Begin
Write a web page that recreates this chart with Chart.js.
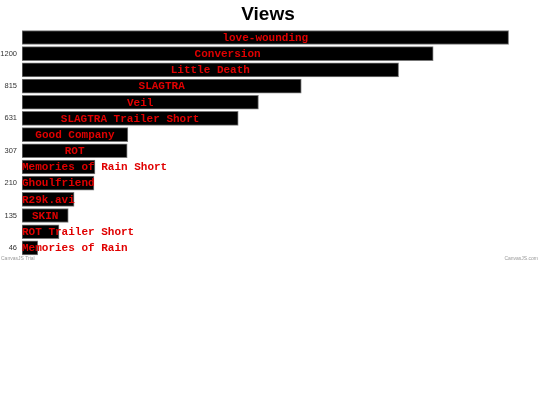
<!DOCTYPE html>
<html>
<head>
<meta charset="utf-8">
<script src="https://cdn.jsdelivr.net/npm/chart.js@4/dist/chart.umd.min.js"></script>
<style>
  html, body { margin: 0; padding: 0; background: #fff; }
  #wrap { position: relative; width: 540px; height: 262px; }
</style>
</head>
<body>
<div id="wrap"><canvas id="c"></canvas></div>
<script>
const titleText = "Views";
const categories = [
  "love-wounding", "Conversion", "Little Death", "SLAGTRA", "Veil",
  "SLAGTRA Trailer Short", "Good Company", "ROT", "Memories of Rain Short",
  "Ghoulfriend", "R29k.avi", "SKIN", "ROT Trailer Short", "Memories of Rain"
];
const views = [1420, 1200, 1099, 815, 690, 631, 309, 307, 213, 210, 152, 135, 108, 46];
const tickLabels = ["", "1200", "", "815", "", "631", "", "307", "", "210", "", "135", "", "46"];
const watermarkLeft = "CanvasJS Trial";
const watermarkRight = "CanvasJS.com";

const barLabelPlugin = {
  id: 'barLabels',
  afterDatasetsDraw(chart) {
    const ctx = chart.ctx;
    const meta = chart.getDatasetMeta(0);
    ctx.save();
    ctx.font = 'bold 11px "Liberation Mono", "Courier New", monospace';
    ctx.fillStyle = '#e00000';
    ctx.textBaseline = 'middle';
    meta.data.forEach((bar, i) => {
      const text = categories[i];
      const w = ctx.measureText(text).width;
      const left = Math.min(bar.base, bar.x);
      const barW = Math.abs(bar.x - bar.base);
      let x;
      if (w <= barW) { x = left + (barW - w) / 2; } else { x = left; }
      ctx.textAlign = 'left';
      ctx.fillText(text, x, bar.y + 0.5);
    });
    ctx.restore();
  },
  afterDraw(chart) {
    const ctx = chart.ctx;
    ctx.save();
    ctx.font = '5px "Liberation Sans", Arial, sans-serif';
    ctx.fillStyle = '#999';
    ctx.textBaseline = 'middle';
    ctx.textAlign = 'left';
    ctx.fillText(watermarkLeft, 1, 258.5);
    ctx.textAlign = 'right';
    ctx.fillText(watermarkRight, 538, 258.5);
    ctx.restore();
  }
};

new Chart(document.getElementById('c'), {
  type: 'bar',
  data: {
    labels: categories,
    datasets: [{
      data: views,
      backgroundColor: '#000000',
      borderColor: '#777777',
      borderWidth: 1,
      borderSkipped: false,
      barThickness: 14
    }]
  },
  options: {
    indexAxis: 'y',
    responsive: true,
    maintainAspectRatio: false,
    animation: false,
    layout: { padding: { left: 0, right: 4, top: 0, bottom: 6 } },
    plugins: {
      legend: { display: false },
      tooltip: { enabled: false },
      title: {
        display: true,
        text: titleText,
        color: '#000',
        font: { family: '"Liberation Sans", Arial, sans-serif', size: 19, weight: 'bold' },
        padding: { top: 3, bottom: 3.6 }
      }
    },
    scales: {
      x: {
        display: false,
        min: 0,
        max: 1500
      },
      y: {
        offset: true,
        grid: { display: false, drawTicks: false },
        border: { display: false },
        afterFit(scale) { scale.width = 22; scale.paddingTop = 0; scale.paddingBottom = 0; },
        ticks: {
          autoSkip: false,
          color: '#333',
          padding: 5,
          font: { family: '"Liberation Sans", Arial, sans-serif', size: 7.5 },
          callback: (v, i) => tickLabels[i]
        }
      }
    }
  },
  plugins: [barLabelPlugin]
});
</script>
</body>
</html>
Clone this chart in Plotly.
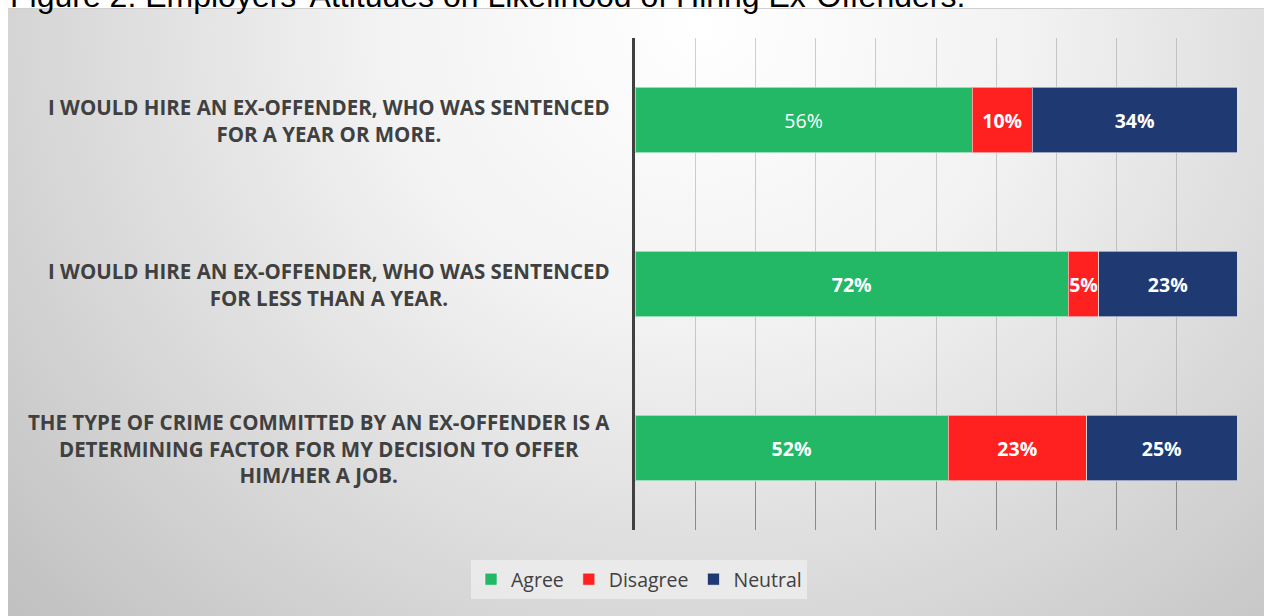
import base64
import plotly.graph_objects as go

# ---- data ----
statements = [
    "I WOULD HIRE AN EX-OFFENDER, WHO WAS SENTENCED<br>FOR A YEAR OR MORE.",
    "I WOULD HIRE AN EX-OFFENDER, WHO WAS SENTENCED<br>FOR LESS THAN A YEAR.",
    "THE TYPE OF CRIME COMMITTED BY AN EX-OFFENDER IS A<br>DETERMINING FACTOR FOR MY DECISION TO OFFER<br>HIM/HER A JOB.",
]
agree = [0.56, 0.72, 0.52]
disagree = [0.10, 0.05, 0.23]
neutral = [0.34, 0.23, 0.25]
series_names = ["Agree", "Disagree", "Neutral"]
series_colors = ["#22B866", "#FF2020", "#1F3A73"]
title_text = "Figure 2: Employers' Attitudes on Likelihood of Hiring Ex-Offenders."

W, H = 1264, 616
cats = ["c1", "c2", "c3"]

fig = go.Figure()
for name, vals, col in zip(series_names, [agree, disagree, neutral], series_colors):
    if name == "Agree":
        texts = [f"{round(v*100)}%" if i == 0 else f"<b>{round(v*100)}%</b>" for i, v in enumerate(vals)]
    else:
        texts = [f"<b>{round(v*100)}%</b>" for v in vals]
    fig.add_trace(go.Bar(
        y=cats, x=vals, name=name, orientation="h",
        marker=dict(color=col, line=dict(color="rgba(255,255,255,0.55)", width=1)),
        text=texts, textposition="inside", insidetextanchor="middle",
        textangle=0, constraintext="none",
        textfont=dict(color="white", size=19.5, family="Open Sans"),
        hoverinfo="skip",
    ))

# category labels as centered multi-line annotations
for c, s in zip(cats, statements):
    fig.add_annotation(x=612 / W, xref="paper", xanchor="right", y=c, yref="y",
                       text=f"<b>{s}</b>", showarrow=False, align="center",
                       font=dict(family="Open Sans", size=20.5, color="#404040"))

# title (cropped at top)
fig.add_annotation(x=8 / W, xref="paper", xanchor="left", y=1, yref="paper", yanchor="bottom",
                   yshift=-16, text=title_text, showarrow=False,
                   font=dict(family="Liberation Sans, Arial", size=32, color="#000000"))

svg = f'''<svg xmlns="http://www.w3.org/2000/svg" width="{W-8}" height="{H-9}" viewBox="0 0 {W-8} {H-9}" preserveAspectRatio="none">
<defs><radialGradient id="g" cx="{(700-8)/(W-8)}" cy="0.03" r="0.75" gradientUnits="objectBoundingBox" gradientTransform="translate({(700-8)/(W-8)},0.03) scale(1,1.9) translate({-(700-8)/(W-8)},-0.03)">
<stop offset="0" stop-color="#ffffff"/><stop offset="0.35" stop-color="#f2f2f2"/><stop offset="1" stop-color="#c0c0c0"/></radialGradient></defs>
<rect x="0" y="0" width="{W-8}" height="{H-9}" fill="url(#g)"/>
<line x1="0" y1="0.5" x2="{W-8}" y2="0.5" stroke="#d0d0d0" stroke-width="1"/>
</svg>'''
src = "data:image/svg+xml;base64," + base64.b64encode(svg.encode()).decode()
fig.add_layout_image(source=src, xref="paper", yref="paper", x=8 / W, y=1 - 8 / H,
                     sizex=(W - 8) / W, sizey=(H - 8) / H, xanchor="left", yanchor="top",
                     sizing="stretch", layer="below")

fig.update_layout(
    width=W, height=H, margin=dict(l=0, r=0, t=0, b=0),
    paper_bgcolor="white", plot_bgcolor="rgba(0,0,0,0)",
    barmode="stack", bargap=0.6,
    showlegend=True,
    legend=dict(orientation="h", x=639 / W, xanchor="center", y=1 - 560 / H, yanchor="top",
                bgcolor="rgba(236,236,236,0.85)", font=dict(family="Open Sans", size=19.5, color="#404040"),
                traceorder="normal"),
    xaxis=dict(domain=[635 / W, 1237 / W], range=[0, 1], showgrid=True, gridcolor="rgba(120,120,120,0.35)",
               gridwidth=1, dtick=0.1, showticklabels=False, zeroline=False, layer="above traces",
               ticks="inside", ticklen=48, tickcolor="#8a8a8a", tickwidth=1, showline=False, fixedrange=True),
    yaxis=dict(domain=[1 - 530 / H, 1 - 38 / H], autorange="reversed", showticklabels=False,
               showline=True, linecolor="#404040", linewidth=3, showgrid=False, zeroline=False,
               ticks="", fixedrange=True),
    font=dict(family="Open Sans"),
)

fig.write_html("out.html", post_script="document.body.style.margin='0';",
               config={"displayModeBar": False})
End
#### GIVEN EXERCISE
Select every line of the material above holding the word "this" and copy it.

#### TASK SOLUTION
Write a web page that recreates this chart with Chart.js.
Clone this chart in Plotly.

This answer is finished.